La historia de la mujer sunamita que se relata en el capítulo cuarto del libro segundo de Los Reyes es de mucho significado e inspiración. Esa valiente madre, que inesperadamente se vió confrontada con el deceso de su hijo, acostó al niño en el cuartito en lo alto, "cerró sobre él la puerta" y fué "al varón de Dios en el monte Carmelo." Viéndola desde lejos, Eliseo dijo a Giezi, su criado, que corriera a su encuentro y le preguntara si todo le iba bien a ella, a su marido y al niño. La respuesta de la mujer fué clara y precisa: "Bien."
Al llegar donde se encontraba Eliseo, cayó a sus pies y él percibió "que su alma estaba acongojada dentro de ella." Mas su agitación so impidió que ella sirviera de fiel testigo a la perfección del ser, ni la privó de la recompensa que merecía tal fidelidad. El profeta se dirigió entonces a la casa de la sunamita "y oró a Jehová", y el niño sanó.

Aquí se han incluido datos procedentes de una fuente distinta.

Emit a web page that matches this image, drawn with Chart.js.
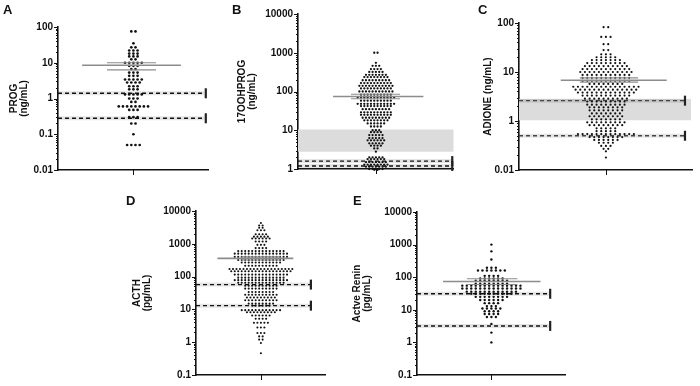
<!DOCTYPE html>
<html><head><meta charset="utf-8">
<script src="https://cdn.jsdelivr.net/npm/chart.js@4.4.1/dist/chart.umd.min.js"></script>
<style>
html,body{margin:0;padding:0;background:#fff}
body{width:700px;height:386px;position:relative;overflow:hidden;font-family:"Liberation Sans",Arial,sans-serif}
canvas{position:absolute}
.lbl{position:absolute;font-weight:bold;font-size:13px;line-height:13px;color:#111;z-index:5}
</style></head>
<body>
<div class="lbl" style="left:3px;top:3px">A</div>
<div class="lbl" style="left:232px;top:3px">B</div>
<div class="lbl" style="left:478px;top:3px">C</div>
<div class="lbl" style="left:126px;top:194px">D</div>
<div class="lbl" style="left:353px;top:194px">E</div>
<canvas id="cA"></canvas>
<canvas id="cB"></canvas>
<canvas id="cC"></canvas>
<canvas id="cD"></canvas>
<canvas id="cE"></canvas>
<script>
// ===== DATA =====
// Panel A: PROG (ng/mL) — rows of dots: value and number of dots at that value
const progValues = [75,35,27,22,18,15,12.5,10,8.2,6.6,5.3,4.3,3.4,2.8,2.2,1.8,1.3,1.0,0.8,0.6,0.48,0.3,0.2,0.1,0.05];
const progCounts = [2,1,2,3,3,3,2,5,3,2,3,3,5,4,3,3,5,3,2,8,3,3,2,1,4];
const progMeanSem = [8.5, 10, 6.3];        // mean, upper SEM, lower SEM
const progRefLimits = [1.4, 0.28];
const progTicks = [0.01, 0.1, 1, 10, 100];
const progTickLabels = ['0.01', '0.1', '1', '10', '100'];

// Panel B: 17OOHPROG (ng/mL)
const ohpValues = [1000,550,460,380,320,270,235,195,165,140,120,100,83,70,58,48,42,35,29,25,21,18,15,12.5,10,8.9,7.5,6.3,5.5,4.6,4.0,3.4,2.8,2.0,1.8,1.5,1.3,1.15,1.0,0.95];
const ohpCounts = [2,1,3,4,5,7,8,9,10,11,10,11,10,12,10,12,10,9,10,10,9,8,6,4,3,4,5,5,6,5,4,2,1,5,6,7,8,7,5,2];
const ohpMeanSem = [74, 85, 65];
const ohpRefLimits = [1.6, 1.2];
const ohpBand = [2.8, 10.5];
const ohpTicks = [1, 10, 100, 1000, 10000];
const ohpTickLabels = ['1', '10', '100', '1000', '10000'];

// Panel C: ADIONE (ng/mL) — axis labelled 0.01, 1, 10, 100 at equal spacing as printed
const adiValues = [82,52,37,28,23,20,17.5,15.2,13.2,11.5,10,8.7,7.6,6.6,5.7,5.0,4.35,3.8,3.3,2.85,2.5,2.15,1.9,1.65,1.43,1.25,1.08,0.94,0.82,0.71,0.62,0.54,0.47,0.41,0.36,0.31,0.27,0.24,0.18];
const adiCounts = [2,3,2,2,3,5,7,9,10,11,12,11,11,11,8,15,14,13,11,10,9,9,8,8,7,8,7,9,8,5,5,13,8,6,4,3,2,1,1];
const adiMeanSem = [6.8, 7.6, 6.2];
const adiRefLimits = [2.6, 0.5];
const adiBand = [1.03, 2.8];
const adiTicks = [0.1, 1, 10, 100];
const adiTickLabels = ['0.01', '1', '10', '100'];

// Panel D: ACTH (pg/mL)
const acthValues = [4300,3600,3100,2600,1950,1650,1450,1170,930,740,600,500,400,320,270,215,170,145,115,93,78,65,53,43,34,28,23,19,15,13,9.5,8.2,6.5,5.2,3.9,2.8,1.9,1.5,1.2,0.95,0.46];
const acthCounts = [1,2,2,3,4,5,6,4,3,4,14,16,16,14,12,10,19,18,16,14,16,14,10,10,8,10,9,10,8,6,12,9,6,4,5,3,3,2,2,1,1];
const acthMeanSem = [360, 400, 320];
const acthRefLimits = [57, 13];
const acthTicks = [0.1, 1, 10, 100, 1000, 10000];
const acthTickLabels = ['0.1', '1', '10', '100', '1000', '10000'];

// Panel E: Active renin (pg/mL)
const reninValues = [1000,620,350,195,160,110,92,78,63,55,45,36,31,25,20,16,13,11,9,7.4,6,3.7,2,1];
const reninCounts = [1,1,1,3,7,4,6,8,8,14,14,12,10,8,6,4,3,5,4,4,3,1,1,1];
const reninMeanSem = [74, 90, 60];
const reninRefLimits = [31, 3.2];
const reninTicks = [0.1, 1, 10, 100, 1000, 10000];
const reninTickLabels = ['0.1', '1', '10', '100', '1000', '10000'];

// ===== LAYOUT / STYLE =====
const FAMILY = '"Liberation Sans", Arial, sans-serif';
const INK = '#111';

const panels = [
  { id:'cA', L:0, T:16, axisX:58, top:24, bottom:173, right:213, padR:3, titlePad:9,
    title:['PROG','(ng/mL)'], values:progValues, counts:progCounts, meanSem:progMeanSem,
    limits:progRefLimits, band:null, ticks:progTicks, tickLabels:progTickLabels,
    spacing:4.3, radius:1.35, mean:[-0.68,0.63], sem:[-0.35,0.30], dashEnd:0.94, marker:0.96 },
  { id:'cB', L:228, T:3, axisX:298, top:11, bottom:172, right:458, padR:3, titlePad:9,
    title:['17OOHPROG','(ng/mL)'], values:ohpValues, counts:ohpCounts, meanSem:ohpMeanSem,
    limits:ohpRefLimits, band:ohpBand, bandX:[-1,1], ticks:ohpTicks, tickLabels:ohpTickLabels,
    spacing:3.4, radius:1.15, mean:[-0.55,0.61], sem:[-0.32,0.31], dashEnd:0.97, marker:0.98 },
  { id:'cC', L:474, T:12, axisX:519, top:20, bottom:173, right:698, padR:2, titlePad:9,
    title:'ADIONE (ng/mL)', values:adiValues, counts:adiCounts, meanSem:adiMeanSem,
    limits:adiRefLimits, band:adiBand, bandX:[-1,0.98], ticks:adiTicks, tickLabels:adiTickLabels,
    spacing:4.8, radius:1.1, mean:[-0.52,0.70], sem:[-0.30,0.37], dashEnd:0.91, marker:0.91, dashColor:'#444' },
  { id:'cD', L:122, T:200, axisX:196, top:208, bottom:378, right:330, padR:3, titlePad:10,
    title:['ACTH','(pg/mL)'], values:acthValues, counts:acthCounts, meanSem:acthMeanSem,
    limits:acthRefLimits, band:null, ticks:acthTicks, tickLabels:acthTickLabels,
    spacing:3.6, radius:1.05, mean:[-0.67,0.50], sem:[-0.3,0.3], dashEnd:0.76, marker:0.77 },
  { id:'cE', L:342, T:201, axisX:417, top:209, bottom:378, right:570, padR:3, titlePad:10,
    title:['Actve Renin','(pg/mL)'], values:reninValues, counts:reninCounts, meanSem:reninMeanSem,
    limits:reninRefLimits, band:null, ticks:reninTicks, tickLabels:reninTickLabels,
    spacing:4.6, radius:1.2, mean:[-0.65,0.66], sem:[-0.33,0.35], dashEnd:0.78, marker:0.79 }
];

const axisTicks = {
  id:'axisTicks',
  afterDraw(chart) {
    const ctx = chart.ctx, ys = chart.scales.y, xs = chart.scales.x, area = chart.chartArea;
    ctx.save();
    ctx.strokeStyle = INK; ctx.lineWidth = 1;
    const lo = Math.floor(Math.log10(ys.min)), hi = Math.ceil(Math.log10(ys.max));
    for (let e = lo; e <= hi; e++) {
      for (let m = 1; m < 10; m++) {
        const v = m * Math.pow(10, e);
        if (v < ys.min * 0.999 || v > ys.max * 1.001) continue;
        const py = Math.round(ys.getPixelForValue(v)) + 0.5;
        const len = m === 1 ? 4 : 2;
        ctx.beginPath(); ctx.moveTo(area.left - len, py); ctx.lineTo(area.left, py); ctx.stroke();
      }
    }
    const px = Math.round(xs.getPixelForValue(0)) + 0.5;
    ctx.beginPath(); ctx.moveTo(px, area.bottom); ctx.lineTo(px, area.bottom + 5); ctx.stroke();
    ctx.restore();
  }
};

function hLine(x0, x1, y, extra) {
  return Object.assign({ data:[{x:x0,y:y},{x:x1,y:y}], showLine:true, pointRadius:0, fill:false }, extra);
}

panels.forEach(p => {
  const cv = document.getElementById(p.id);
  const W = p.right + p.padR - p.L, H = p.bottom + 8 - p.T;
  cv.width = W; cv.height = H;
  cv.style.left = p.L + 'px'; cv.style.top = p.T + 'px';
  cv.style.width = W + 'px'; cv.style.height = H + 'px';

  const half = (p.right - p.axisX) / 2;
  const step = p.spacing / half;
  const pts = [];
  p.values.forEach((v, i) => {
    const n = p.counts[i];
    for (let k = 0; k < n; k++) pts.push({ x: (k - (n - 1) / 2) * step, y: v });
  });

  const dashColor = p.dashColor || INK;
  const ds = [];
  ds.push(hLine(p.mean[0], p.mean[1], p.meanSem[0], { borderColor:'#8c8c8c', borderWidth:1.6 }));
  ds.push(hLine(p.sem[0], p.sem[1], p.meanSem[1], { borderColor:'#8c8c8c', borderWidth:1.1 }));
  ds.push(hLine(p.sem[0], p.sem[1], p.meanSem[2], { borderColor:'#8c8c8c', borderWidth:1.1 }));
  ds.push({ data:pts, pointRadius:p.radius, pointHoverRadius:p.radius, backgroundColor:INK, borderWidth:0, clip:false });
  ds.push({ data:p.limits.map(v => ({x:p.marker, y:v})), pointStyle:'line', rotation:90, pointRadius:5,
            borderColor:'#222', borderWidth:2.2, backgroundColor:'#222', clip:false });
  p.limits.forEach(v => ds.push(hLine(-1, p.dashEnd, v, { borderColor:dashColor, borderWidth:1.4, borderDash:[4,3] })));
  p.limits.forEach(v => ds.push(hLine(-1, p.dashEnd, v, { borderColor:'rgba(0,0,0,0.10)', borderWidth:4 })));
  if (p.band) {
    ds.push(hLine(p.bandX[0], p.bandX[1], p.band[1], { borderWidth:0, borderColor:'rgba(0,0,0,0)', backgroundColor:'#dcdcdc', fill:'+1' }));
    ds.push(hLine(p.bandX[0], p.bandX[1], p.band[0], { borderWidth:0, borderColor:'rgba(0,0,0,0)' }));
  }

  new Chart(cv, {
    type:'scatter',
    data:{ datasets: ds },
    options:{
      responsive:false, animation:false, devicePixelRatio:1,
      layout:{ padding:{ top:p.top - p.T, right:p.padR, bottom:0, left:0 } },
      plugins:{ legend:{display:false}, tooltip:{enabled:false} },
      events:[],
      scales:{
        x:{ type:'linear', min:-1, max:1,
            ticks:{ display:false }, grid:{ display:false, drawTicks:false },
            border:{ display:true, color:INK, width:1.6 },
            afterFit: s => { s.height = 8; } },
        y:{ type:'logarithmic', min:p.ticks[0], max:p.ticks[p.ticks.length-1],
            afterBuildTicks: s => { s.ticks = p.ticks.map(v => ({ value:v })); },
            afterFit: s => { s.width = p.axisX - p.L; },
            ticks:{ autoSkip:false, padding:5, color:INK,
                    font:{ family:FAMILY, size:10, weight:'bold' },
                    callback:(v, i) => p.tickLabels[i] },
            grid:{ display:false, drawTicks:false },
            border:{ display:true, color:INK, width:1.6 },
            title:{ display:true, text:p.title, color:INK,
                    font:{ family:FAMILY, size:10, weight:'bold', lineHeight:1.0 },
                    padding:{ top:p.titlePad, bottom:0 } } }
      }
    },
    plugins:[axisTicks]
  });
});
</script>
</body></html>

Es en verdad consolador saber que la angustia que a veces parece acompañar nuestras sinceras declaraciones de la verdad no puede privarnos de la eterna presencia, el cuidado y la dirección de nuestro tierno Padre-Madre Dios, ni impedir nuestra gozosa demostración del hecho de que ninguna circunstancia a condición discordante está fuera del dominio de la ley siempre activa de Dios.